Corajosos são os que não acreditam no Destino, e sim em destino. Acreditar em um destino pra si pressupõe lucidez para criticar a sua realidade, ousadia para traçá-lo, determinação para alcançá-lo e uma sabedoria imensa para conservar o que foi conquistado. Por isso é que é muito mais fácil entregar-se à crença de que já estamos pré-destinados à uma vida inteira sem ao menos termos vivido a maior parte dela...

Parece impossível, até mesmo incoerente falar dessas atitudes em prol do seu destino para com os 980 milhões de miseráveis em todo o mundo (dados de 2004), com renda individual diária abaixo de US$ 1. Entretanto, não foi simplesmente aceitando a sua realidade social, política e econômica que Nelson Mandela alterou a de tantas outras pessoas, ou ainda que Machado de Assis, nascido pobre e epilético, neto de escravos alforriados, sem frequentar regularmente a escola, tornou-se um dos maiores escritores brasileiros de todos os tempos.
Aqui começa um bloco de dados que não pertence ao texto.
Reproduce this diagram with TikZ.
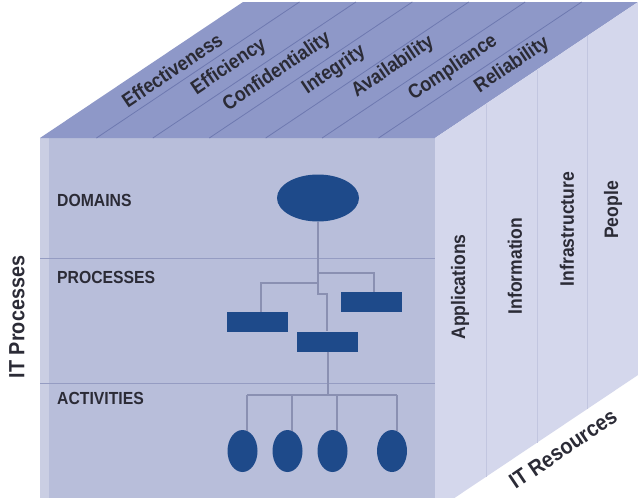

Apesar de considerar única cada situação, os exemplos anteriores só reforçam a teoria de que o nosso destino depende inteiramente de nós: temos livre-arbítrio para traçá-lo e alcançá-lo. Isso não exclui as crenças, a fé - sendo nossa força finita, precisamos de apoio nos momentos de fraqueza; apenas posiciona-nos como os verdadeiros escritores na nossa própria história.